Exercise requirements.
Transcribe all the entries word for word, skipping the pictures.

Material provided.
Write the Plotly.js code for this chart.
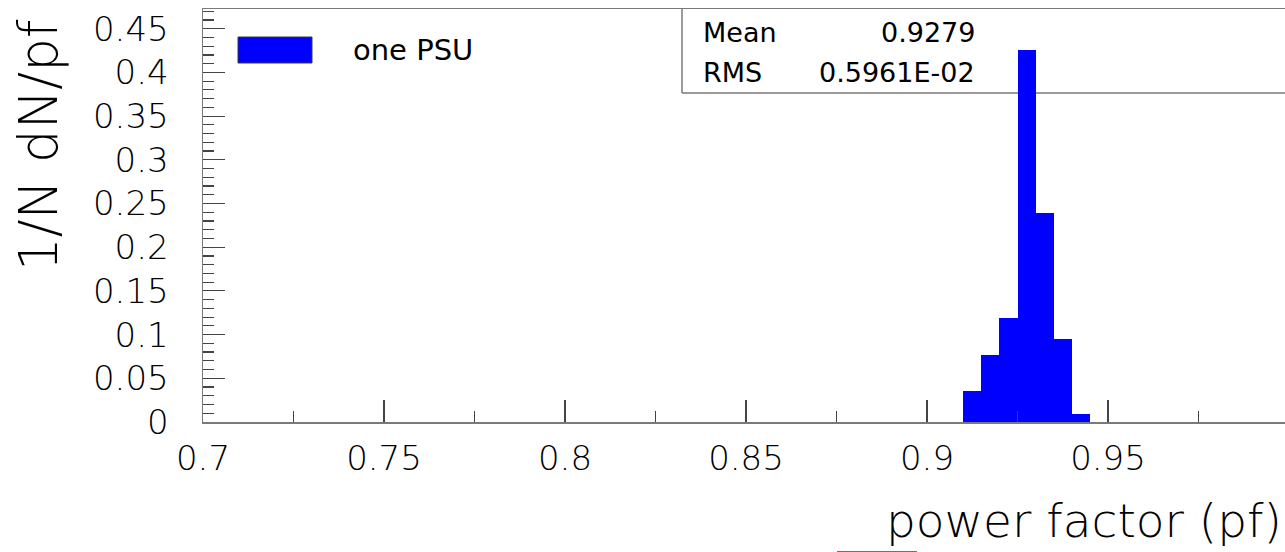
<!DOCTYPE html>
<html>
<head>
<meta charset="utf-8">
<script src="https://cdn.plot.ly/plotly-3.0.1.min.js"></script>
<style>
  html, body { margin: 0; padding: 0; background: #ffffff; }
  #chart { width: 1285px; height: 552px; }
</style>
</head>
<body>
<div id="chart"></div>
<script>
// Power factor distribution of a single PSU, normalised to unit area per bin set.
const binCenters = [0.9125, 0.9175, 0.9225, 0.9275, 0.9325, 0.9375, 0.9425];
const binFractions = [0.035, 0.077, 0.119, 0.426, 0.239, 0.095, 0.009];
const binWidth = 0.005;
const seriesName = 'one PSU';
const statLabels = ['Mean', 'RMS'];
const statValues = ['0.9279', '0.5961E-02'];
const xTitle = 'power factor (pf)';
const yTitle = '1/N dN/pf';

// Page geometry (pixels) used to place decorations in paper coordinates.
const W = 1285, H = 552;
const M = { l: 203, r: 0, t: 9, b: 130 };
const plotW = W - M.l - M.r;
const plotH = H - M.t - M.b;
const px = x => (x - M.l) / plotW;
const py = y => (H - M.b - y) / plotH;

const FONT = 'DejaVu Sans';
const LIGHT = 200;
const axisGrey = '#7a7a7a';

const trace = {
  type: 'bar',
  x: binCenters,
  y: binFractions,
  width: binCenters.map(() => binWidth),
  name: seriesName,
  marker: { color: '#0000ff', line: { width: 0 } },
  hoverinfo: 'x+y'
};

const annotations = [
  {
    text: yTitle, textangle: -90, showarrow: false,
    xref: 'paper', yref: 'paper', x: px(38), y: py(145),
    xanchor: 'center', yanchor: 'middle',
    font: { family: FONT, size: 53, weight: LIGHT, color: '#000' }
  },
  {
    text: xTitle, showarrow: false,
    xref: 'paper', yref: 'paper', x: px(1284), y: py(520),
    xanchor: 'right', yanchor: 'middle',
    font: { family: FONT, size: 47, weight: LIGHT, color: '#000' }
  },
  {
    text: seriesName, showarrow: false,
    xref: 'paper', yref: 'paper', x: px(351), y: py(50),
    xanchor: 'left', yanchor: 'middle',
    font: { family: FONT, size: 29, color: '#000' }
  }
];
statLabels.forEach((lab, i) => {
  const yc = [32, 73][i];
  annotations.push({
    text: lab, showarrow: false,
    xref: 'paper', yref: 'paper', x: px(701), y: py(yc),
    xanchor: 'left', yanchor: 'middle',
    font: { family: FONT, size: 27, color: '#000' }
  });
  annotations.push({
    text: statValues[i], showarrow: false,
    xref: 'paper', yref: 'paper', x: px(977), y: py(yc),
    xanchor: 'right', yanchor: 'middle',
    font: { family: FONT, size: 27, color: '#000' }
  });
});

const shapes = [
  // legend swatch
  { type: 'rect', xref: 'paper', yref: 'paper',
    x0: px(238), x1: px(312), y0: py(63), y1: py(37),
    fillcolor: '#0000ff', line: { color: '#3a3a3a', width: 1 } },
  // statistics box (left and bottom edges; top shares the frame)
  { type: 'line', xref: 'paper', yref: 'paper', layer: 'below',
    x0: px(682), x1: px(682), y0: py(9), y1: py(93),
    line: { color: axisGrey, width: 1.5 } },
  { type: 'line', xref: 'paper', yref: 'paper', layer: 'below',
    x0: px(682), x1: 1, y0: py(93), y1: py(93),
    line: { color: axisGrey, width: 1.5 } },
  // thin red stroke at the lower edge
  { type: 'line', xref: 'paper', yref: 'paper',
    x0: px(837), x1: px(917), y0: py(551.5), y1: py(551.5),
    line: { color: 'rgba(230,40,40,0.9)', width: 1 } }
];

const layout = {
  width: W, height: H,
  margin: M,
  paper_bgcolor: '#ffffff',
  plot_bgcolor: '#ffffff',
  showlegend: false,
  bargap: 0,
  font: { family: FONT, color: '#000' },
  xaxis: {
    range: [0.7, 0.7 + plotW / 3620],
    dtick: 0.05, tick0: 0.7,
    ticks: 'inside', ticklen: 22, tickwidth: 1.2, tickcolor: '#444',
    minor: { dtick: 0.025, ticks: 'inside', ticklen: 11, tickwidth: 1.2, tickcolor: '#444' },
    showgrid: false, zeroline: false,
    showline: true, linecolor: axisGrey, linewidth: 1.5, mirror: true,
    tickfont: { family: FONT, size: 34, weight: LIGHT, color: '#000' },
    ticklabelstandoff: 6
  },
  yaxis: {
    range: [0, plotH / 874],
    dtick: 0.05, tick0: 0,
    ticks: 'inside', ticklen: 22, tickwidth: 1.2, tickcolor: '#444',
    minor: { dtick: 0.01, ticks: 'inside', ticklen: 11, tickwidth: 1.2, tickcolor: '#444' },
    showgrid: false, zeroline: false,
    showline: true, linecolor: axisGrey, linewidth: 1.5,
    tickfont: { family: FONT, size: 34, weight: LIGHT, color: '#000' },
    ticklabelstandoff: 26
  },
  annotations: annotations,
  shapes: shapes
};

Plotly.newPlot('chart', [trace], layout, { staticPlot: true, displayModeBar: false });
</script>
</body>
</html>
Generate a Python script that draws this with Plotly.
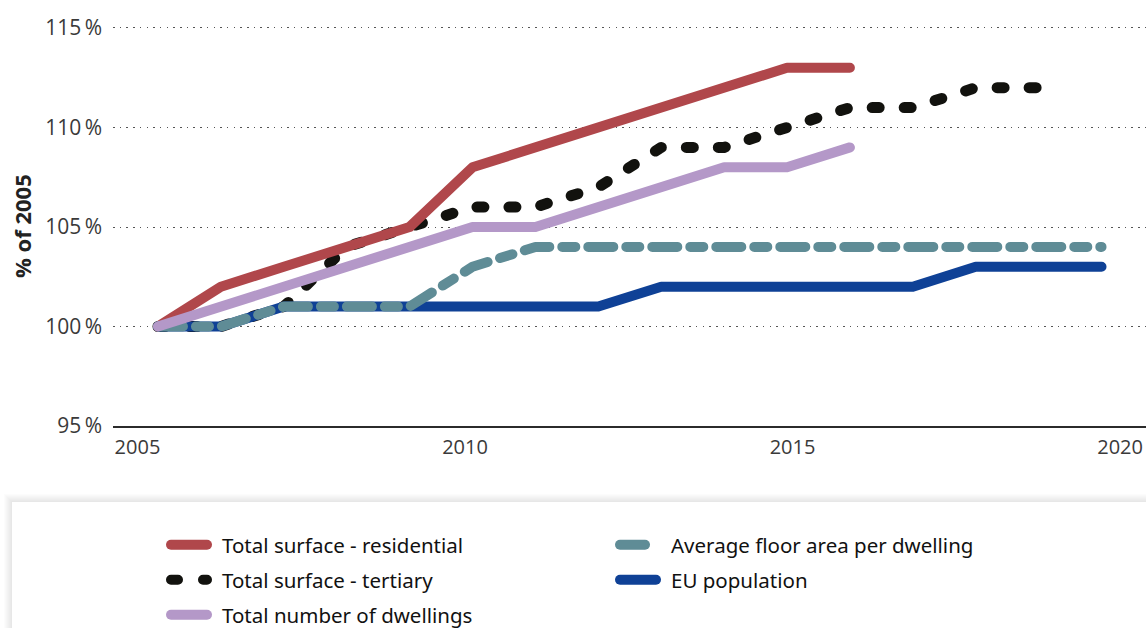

Exercise result.
Write the Plotly.js code for this chart.
<!DOCTYPE html>
<html>
<head>
<meta charset="utf-8">
<script src="https://cdn.plot.ly/plotly-3.0.1.min.js"></script>
<style>
  html, body { margin: 0; padding: 0; background: #ffffff; }
  #chart { width: 1285px; height: 552px; }
</style>
</head>
<body>
<div id="chart"></div>
<script>
// Power factor distribution of a single PSU, normalised to unit area per bin set.
const binCenters = [0.9125, 0.9175, 0.9225, 0.9275, 0.9325, 0.9375, 0.9425];
const binFractions = [0.035, 0.077, 0.119, 0.426, 0.239, 0.095, 0.009];
const binWidth = 0.005;
const seriesName = 'one PSU';
const statLabels = ['Mean', 'RMS'];
const statValues = ['0.9279', '0.5961E-02'];
const xTitle = 'power factor (pf)';
const yTitle = '1/N dN/pf';

// Page geometry (pixels) used to place decorations in paper coordinates.
const W = 1285, H = 552;
const M = { l: 203, r: 0, t: 9, b: 130 };
const plotW = W - M.l - M.r;
const plotH = H - M.t - M.b;
const px = x => (x - M.l) / plotW;
const py = y => (H - M.b - y) / plotH;

const FONT = 'DejaVu Sans';
const LIGHT = 200;
const axisGrey = '#7a7a7a';

const trace = {
  type: 'bar',
  x: binCenters,
  y: binFractions,
  width: binCenters.map(() => binWidth),
  name: seriesName,
  marker: { color: '#0000ff', line: { width: 0 } },
  hoverinfo: 'x+y'
};

const annotations = [
  {
    text: yTitle, textangle: -90, showarrow: false,
    xref: 'paper', yref: 'paper', x: px(38), y: py(145),
    xanchor: 'center', yanchor: 'middle',
    font: { family: FONT, size: 53, weight: LIGHT, color: '#000' }
  },
  {
    text: xTitle, showarrow: false,
    xref: 'paper', yref: 'paper', x: px(1284), y: py(520),
    xanchor: 'right', yanchor: 'middle',
    font: { family: FONT, size: 47, weight: LIGHT, color: '#000' }
  },
  {
    text: seriesName, showarrow: false,
    xref: 'paper', yref: 'paper', x: px(351), y: py(50),
    xanchor: 'left', yanchor: 'middle',
    font: { family: FONT, size: 29, color: '#000' }
  }
];
statLabels.forEach((lab, i) => {
  const yc = [32, 73][i];
  annotations.push({
    text: lab, showarrow: false,
    xref: 'paper', yref: 'paper', x: px(701), y: py(yc),
    xanchor: 'left', yanchor: 'middle',
    font: { family: FONT, size: 27, color: '#000' }
  });
  annotations.push({
    text: statValues[i], showarrow: false,
    xref: 'paper', yref: 'paper', x: px(977), y: py(yc),
    xanchor: 'right', yanchor: 'middle',
    font: { family: FONT, size: 27, color: '#000' }
  });
});

const shapes = [
  // legend swatch
  { type: 'rect', xref: 'paper', yref: 'paper',
    x0: px(238), x1: px(312), y0: py(63), y1: py(37),
    fillcolor: '#0000ff', line: { color: '#3a3a3a', width: 1 } },
  // statistics box (left and bottom edges; top shares the frame)
  { type: 'line', xref: 'paper', yref: 'paper', layer: 'below',
    x0: px(682), x1: px(682), y0: py(9), y1: py(93),
    line: { color: axisGrey, width: 1.5 } },
  { type: 'line', xref: 'paper', yref: 'paper', layer: 'below',
    x0: px(682), x1: 1, y0: py(93), y1: py(93),
    line: { color: axisGrey, width: 1.5 } },
  // thin red stroke at the lower edge
  { type: 'line', xref: 'paper', yref: 'paper',
    x0: px(837), x1: px(917), y0: py(551.5), y1: py(551.5),
    line: { color: 'rgba(230,40,40,0.9)', width: 1 } }
];

const layout = {
  width: W, height: H,
  margin: M,
  paper_bgcolor: '#ffffff',
  plot_bgcolor: '#ffffff',
  showlegend: false,
  bargap: 0,
  font: { family: FONT, color: '#000' },
  xaxis: {
    range: [0.7, 0.7 + plotW / 3620],
    dtick: 0.05, tick0: 0.7,
    ticks: 'inside', ticklen: 22, tickwidth: 1.2, tickcolor: '#444',
    minor: { dtick: 0.025, ticks: 'inside', ticklen: 11, tickwidth: 1.2, tickcolor: '#444' },
    showgrid: false, zeroline: false,
    showline: true, linecolor: axisGrey, linewidth: 1.5, mirror: true,
    tickfont: { family: FONT, size: 34, weight: LIGHT, color: '#000' },
    ticklabelstandoff: 6
  },
  yaxis: {
    range: [0, plotH / 874],
    dtick: 0.05, tick0: 0,
    ticks: 'inside', ticklen: 22, tickwidth: 1.2, tickcolor: '#444',
    minor: { dtick: 0.01, ticks: 'inside', ticklen: 11, tickwidth: 1.2, tickcolor: '#444' },
    showgrid: false, zeroline: false,
    showline: true, linecolor: axisGrey, linewidth: 1.5,
    tickfont: { family: FONT, size: 34, weight: LIGHT, color: '#000' },
    ticklabelstandoff: 26
  },
  annotations: annotations,
  shapes: shapes
};

Plotly.newPlot('chart', [trace], layout, { staticPlot: true, displayModeBar: false });
</script>
</body>
</html>
Generate a Python script that draws this with Plotly.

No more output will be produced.